One also wonders why "reliance upon the forces of competition" would be objectionable, since these forces actually serve to protect the general consumer when there is no government meddling, such as regulations, lobbying, and so forth. If another man can do the same thing more efficiently, less expensively, or more reliably, this will either drive his competition out of the market, or drive them to improve so they can continue to compete.

Finally, does capitalism honestly place "property above human rights"? This is another silly distortion designed to appeal to the "bleeding heart" and bypass logic and reason. True principles make it clear that "property" actually represents life, since it is only through the expenditure of one's time (one's life) that one can obtain property. This makes property equal to life, because that is what it represents; you exchange your life (ie, your time) for property.

We can only assume the complaint of "property above human rights" is in relation to punishment for theft, or for one man "having" while another "has not." It is unjust, however, to take my life (ie, my property) and give it to another. Under the Constitution, all men have equal opportunity, but they are not guaranteed equal things. Why? Because the only way to provide that is to violate the actual human rights–property rights, in this case–of others.

As we look at the goals of the Educational Policies Commission, some may wonder what is so bad about programs like preschool and Headstart. They are specifically chosen for implementation because they achieve several Communist goals. For one thing, they remove the child from the influence of its parents. Under Communism there can be no authority but the state. Secondly, they put children, from the earliest ages, into government indoctrination centers.

So-called "sex education" is intended to instill a carnal mindset in youth, leading them to teen pregnancy, which typically leads to either abortions or being on the dole, reliant on the state. Either way, true principles are thrown out the window. Which principles? Self-control, abstinence, the purposes of sex beyond mere pleasure, the sanctity of life, and responsibility for one's actions.

The other goals give the state full control and facilitate the redistribution of wealth.

John Dewey's call for a synthesizing of all religions reflects the atheism of Humanism by implying that there is no actual truth, and that if religion is to be kept, it should either be transformed into a useful tool of the state or made completely irrelevant.

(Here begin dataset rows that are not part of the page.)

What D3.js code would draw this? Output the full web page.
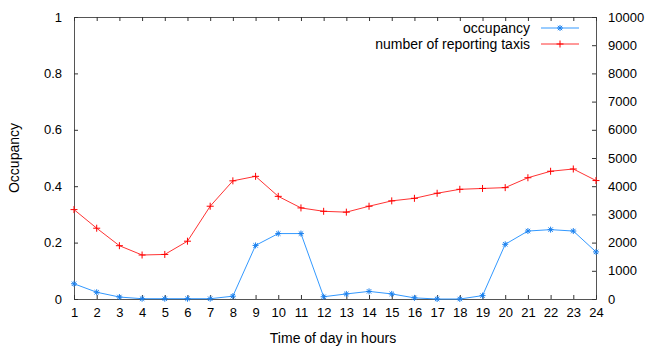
<!DOCTYPE html>
<html>
<head>
<meta charset="utf-8">
<script src="https://cdn.jsdelivr.net/npm/d3@7"></script>
<style>
  body { margin: 0; background: #fff; }
  text { font-family: "Liberation Sans", Arial, sans-serif; fill: #000; }
</style>
</head>
<body>
<script>
var width = 648,
    height = 350;

var hours = d3.range(1, 25);
var occupancy = [0.054, 0.024, 0.007, 0.001, 0.001, 0.001, 0.001, 0.010, 0.190, 0.232, 0.232, 0.008,
                 0.018, 0.027, 0.018, 0.004, 0.000, 0.000, 0.012, 0.194, 0.241, 0.246, 0.241, 0.167];
var taxis = [3170, 2510, 1890, 1560, 1580, 2050, 3290, 4190, 4350, 3640, 3230, 3110,
             3080, 3290, 3480, 3570, 3750, 3890, 3920, 3950, 4300, 4530, 4610, 4200];
var yTicks = [0, 0.2, 0.4, 0.6, 0.8, 1];
var y2Ticks = d3.range(0, 10001, 1000);

var plotLeft = 74, plotRight = 596, plotTop = 17, plotBottom = 299;

var svg = d3.select('body').append('svg')
    .attr('width', width)
    .attr('height', height);

var x = d3.scaleLinear().domain([1, 24]).range([plotLeft, plotRight]);
var y = d3.scaleLinear().domain([0, 1]).range([plotBottom, plotTop]);
var y2 = d3.scaleLinear().domain([0, 10000]).range([plotBottom, plotTop]);

// frame
svg.append('rect')
    .attr('x', plotLeft + 0.5).attr('y', plotTop + 0.5)
    .attr('width', plotRight - plotLeft).attr('height', plotBottom - plotTop)
    .attr('fill', 'none').attr('stroke', '#555').attr('stroke-width', 1);

function styleAxis(g) {
    g.select('.domain').remove();
    g.selectAll('.tick line').attr('stroke', '#333');
    g.selectAll('.tick text').style('font-size', '13px');
}

// bottom axis, ticks point inside
svg.append('g')
    .attr('transform', 'translate(0,' + plotBottom + ')')
    .call(d3.axisBottom(x).tickValues(hours).tickFormat(d3.format('d')).tickSizeInner(-4).tickPadding(9))
    .call(styleAxis);

// mirrored ticks on top
svg.append('g')
    .attr('transform', 'translate(0,' + plotTop + ')')
    .call(d3.axisTop(x).tickValues(hours).tickSizeInner(-4).tickFormat(''))
    .call(styleAxis);

svg.append('g')
    .attr('transform', 'translate(' + plotLeft + ',0)')
    .call(d3.axisLeft(y).tickValues(yTicks).tickFormat(function (d) { return d3.format('')(d); }).tickSizeInner(-4).tickPadding(12))
    .call(styleAxis);

svg.append('g')
    .attr('transform', 'translate(' + plotRight + ',0)')
    .call(d3.axisRight(y2).tickValues(y2Ticks).tickFormat(d3.format('d')).tickSizeInner(-4).tickPadding(12))
    .call(styleAxis);

// axis titles
svg.append('text')
    .attr('x', (plotLeft + plotRight) / 2 - 2).attr('y', 343)
    .attr('text-anchor', 'middle')
    .style('font-size', '14px')
    .text('Time of day in hours');

svg.append('text')
    .attr('transform', 'translate(19,' + ((plotTop + plotBottom) / 2) + ') rotate(-90)')
    .attr('text-anchor', 'middle')
    .style('font-size', '14px')
    .text('Occupancy');

var blue = '#3399ff', red = '#ff3333';

function star(sel, color) {
    sel.append('path')
        .attr('d', 'M-3,0H3M0,-3V3M-2.2,-2.2L2.2,2.2M-2.2,2.2L2.2,-2.2')
        .attr('stroke', color).attr('stroke-width', 1).attr('fill', 'none');
}
function plus(sel, color) {
    sel.append('path')
        .attr('d', 'M-3.5,0H3.5M0,-3.5V3.5')
        .attr('stroke', color).attr('stroke-width', 1).attr('fill', 'none');
}

var occLine = d3.line()
    .x(function (d, i) { return x(hours[i]); })
    .y(function (d) { return y(d); });
var taxiLine = d3.line()
    .x(function (d, i) { return x(hours[i]); })
    .y(function (d) { return y2(d); });

svg.append('path').datum(taxis)
    .attr('d', taxiLine).attr('fill', 'none').attr('stroke', red).attr('stroke-width', 1);
svg.append('path').datum(occupancy)
    .attr('d', occLine).attr('fill', 'none').attr('stroke', blue).attr('stroke-width', 1);

svg.selectAll('g.tpt').data(taxis).enter().append('g')
    .attr('class', 'tpt')
    .attr('transform', function (d, i) { return 'translate(' + x(hours[i]) + ',' + y2(d) + ')'; })
    .call(plus, '#ff0000');

svg.selectAll('g.opt').data(occupancy).enter().append('g')
    .attr('class', 'opt')
    .attr('transform', function (d, i) { return 'translate(' + x(hours[i]) + ',' + y(d) + ')'; })
    .call(star, '#1a80ee');

// legend
var legend = [
    { name: 'occupancy', color: blue, mark: star, mcolor: '#1a80ee', y: 28 },
    { name: 'number of reporting taxis', color: red, mark: plus, mcolor: '#ff0000', y: 44 }
];
legend.forEach(function (l) {
    svg.append('text')
        .attr('x', 530).attr('y', l.y).attr('dy', '0.35em')
        .attr('text-anchor', 'end')
        .style('font-size', '14px')
        .text(l.name);
    svg.append('line')
        .attr('x1', 541).attr('x2', 579).attr('y1', l.y).attr('y2', l.y)
        .attr('stroke', l.color).attr('stroke-width', 1);
    svg.append('g').attr('transform', 'translate(560,' + l.y + ')').call(l.mark, l.mcolor);
});
</script>
</body>
</html>
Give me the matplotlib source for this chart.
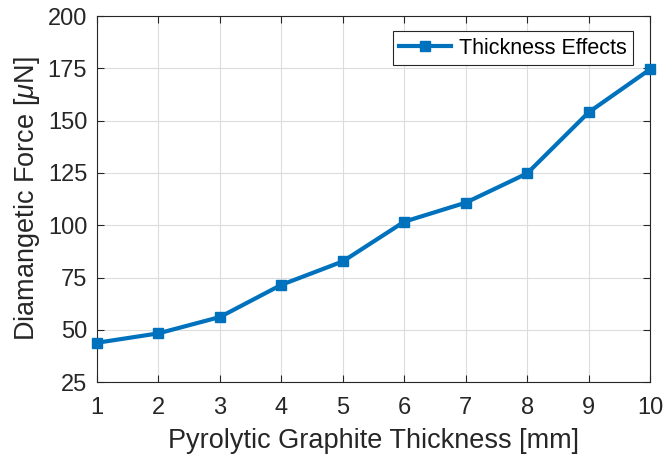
import numpy as np
import matplotlib as mpl
import matplotlib.pyplot as plt

mpl.rcParams.update({
    "font.family": ["Liberation Sans", "DejaVu Sans"],
    "mathtext.fontset": "custom",
    "mathtext.it": "Liberation Sans:italic",
    "mathtext.rm": "Liberation Sans",
})

# values
thickness = [1, 2, 3, 4, 5, 6, 7, 8, 9, 10]
force = [43.8, 48.3, 56.1, 71.5, 82.7, 101.7, 110.8, 124.8, 154.0, 174.6]
xticks = list(range(1, 11))
yticks = [25, 50, 75, 100, 125, 150, 175, 200]

fig = plt.figure(figsize=(6.64, 4.62), dpi=100)
ax = fig.add_axes([0.146, 0.173, 0.833, 0.792])

ax.plot(thickness, force, "-s", color="#0072BD", lw=3, ms=6.5,
        label="Thickness Effects", clip_on=False, zorder=3)

ax.set_xlim(1, 10)
ax.set_ylim(25, 200)
ax.set_xticks(xticks)
ax.set_yticks(yticks)
ax.grid(True, color="#dcdcdc", lw=0.8)
ax.set_axisbelow(True)
ax.tick_params(direction="in", top=True, right=True, labelsize=17,
               colors="#262626", length=5)
ax.tick_params(axis="y", pad=7)
ax.tick_params(axis="x", pad=11)
for s in ax.spines.values():
    s.set_color("#262626")
    s.set_linewidth(0.8)

ax.set_xlabel("Pyrolytic Graphite Thickness [mm]", fontsize=19.5,
              color="#262626", labelpad=6)
ax.set_ylabel(r"Diamangetic Force [$\mu$N]", fontsize=19.5,
              color="#262626", labelpad=4)

leg = ax.legend(loc="upper right", fontsize=15.5, fancybox=False,
                framealpha=1, edgecolor="#262626", handlelength=2.4,
                handletextpad=0.35, borderpad=0.3, borderaxespad=0,
                bbox_to_anchor=(0.969, 0.959))
leg.get_frame().set_linewidth(0.8)

fig.savefig("out.png", dpi=100)
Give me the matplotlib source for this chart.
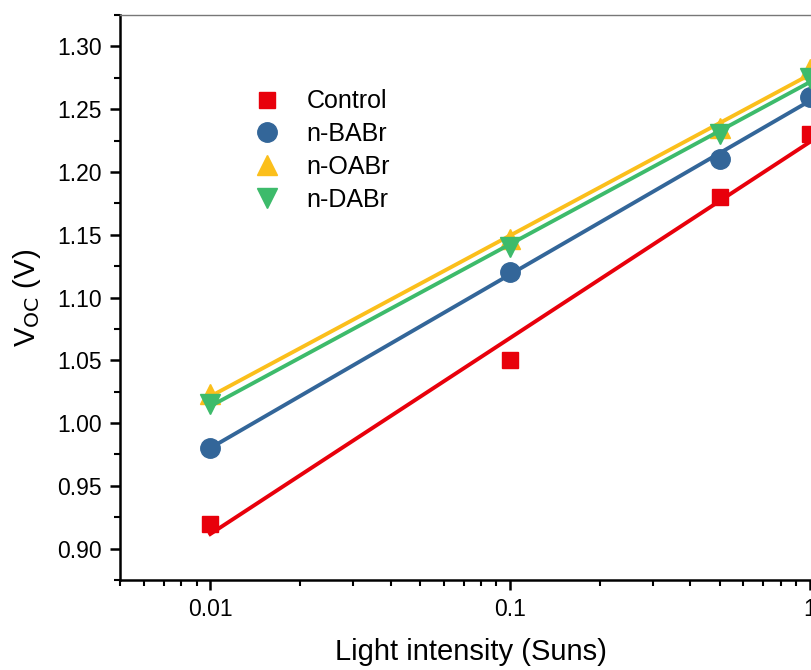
import numpy as np
import matplotlib.pyplot as plt
from matplotlib.ticker import FixedLocator, MultipleLocator, LogLocator, NullFormatter

plt.rcParams['font.family'] = ['Liberation Sans', 'DejaVu Sans']

intensity = [0.01, 0.1, 0.5, 1.0]
labels = ['Control', 'n-BABr', 'n-OABr', 'n-DABr']
control = [0.92, 1.05, 1.18, 1.23]
babr = [0.98, 1.12, 1.21, 1.26]
oabr = [1.023, 1.147, 1.235, 1.282]
dabr = [1.015, 1.140, 1.230, 1.275]

colors = ['#E8000B', '#336699', '#FBBF1B', '#3DBB6B']
markers = ['s', 'o', '^', 'v']
sizes = [11.5, 14, 14.5, 14.5]

fig = plt.figure(figsize=(8.12, 6.7), dpi=100)
ax = fig.add_axes([0.1478, 0.1343, 0.9606, 0.8433])

x = np.array(intensity)
for vals, lab, c, m, ms in zip([control, babr, oabr, dabr], labels, colors, markers, sizes):
    ax.plot(x, vals, linestyle='none', marker=m, color=c, markersize=ms, label=lab)
    # linear fit of Voc vs log(intensity)
    k, b = np.polyfit(np.log10(x), vals, 1)
    xf = np.array([0.01, 1.0])
    ax.plot(xf, k * np.log10(xf) + b, color=c, lw=2.8)

ax.set_xscale('log')
ax.set_xlim(0.005, 2)
ax.set_ylim(0.875, 1.325)
ax.xaxis.set_major_locator(FixedLocator([0.01, 0.1, 1]))
ax.set_xticklabels(['0.01', '0.1', '1'])
ax.xaxis.set_minor_locator(LogLocator(base=10, subs=np.arange(2, 10)))
ax.xaxis.set_minor_formatter(NullFormatter())
ax.yaxis.set_major_locator(MultipleLocator(0.05))
ax.yaxis.set_minor_locator(MultipleLocator(0.025))
ax.yaxis.set_major_formatter(plt.FormatStrFormatter('%.2f'))

ax.tick_params(which='major', direction='out', length=7, width=1.8, labelsize=16.5, pad=6)
ax.tick_params(which='minor', direction='out', length=4, width=1.5)
ax.tick_params(top=False, right=False)
for s in ['left', 'bottom']:
    ax.spines[s].set_linewidth(1.8)
ax.spines['top'].set_linewidth(1.0)
ax.spines['top'].set_color('#777777')
ax.spines['right'].set_visible(False)

ax.set_xlabel('Light intensity (Suns)', fontsize=21)
ax.xaxis.set_label_coords(0.45, -0.102)
ax.set_ylabel('V$_{\\mathrm{OC}}$ (V)', fontsize=21, labelpad=10)

ax.legend(loc='upper left', bbox_to_anchor=(0.141, 0.908), frameon=False, fontsize=18,
          handlelength=1.2, handletextpad=0.96, labelspacing=0.35, numpoints=1)

fig.savefig('out.png', dpi=100)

Hitler's book also includes a tacit admission that people will object to his idea of teaching children as little as possible by saying: "Yes, but the object of the amount that was learned was not simply to put a man in possession of a great deal of information later, but to train his power of intellectual absorption, and the thinking power, particularly the power of observation of the brain." He admits that this is true, but only "in part." We have been led so far astray from what actual education is, that many of us today would unfortunately agree with his assertions. While we could certainly decrease the burden of schoolchildren by eradicating all of the Communist indoctrination, and decrease the tax burden on parents by the associated decrease in funds required, we don't want to teach children as little as possible but instead return to "[training] his power of intellectual absorption." The true goal of education should be to teach children how to think and not what to think!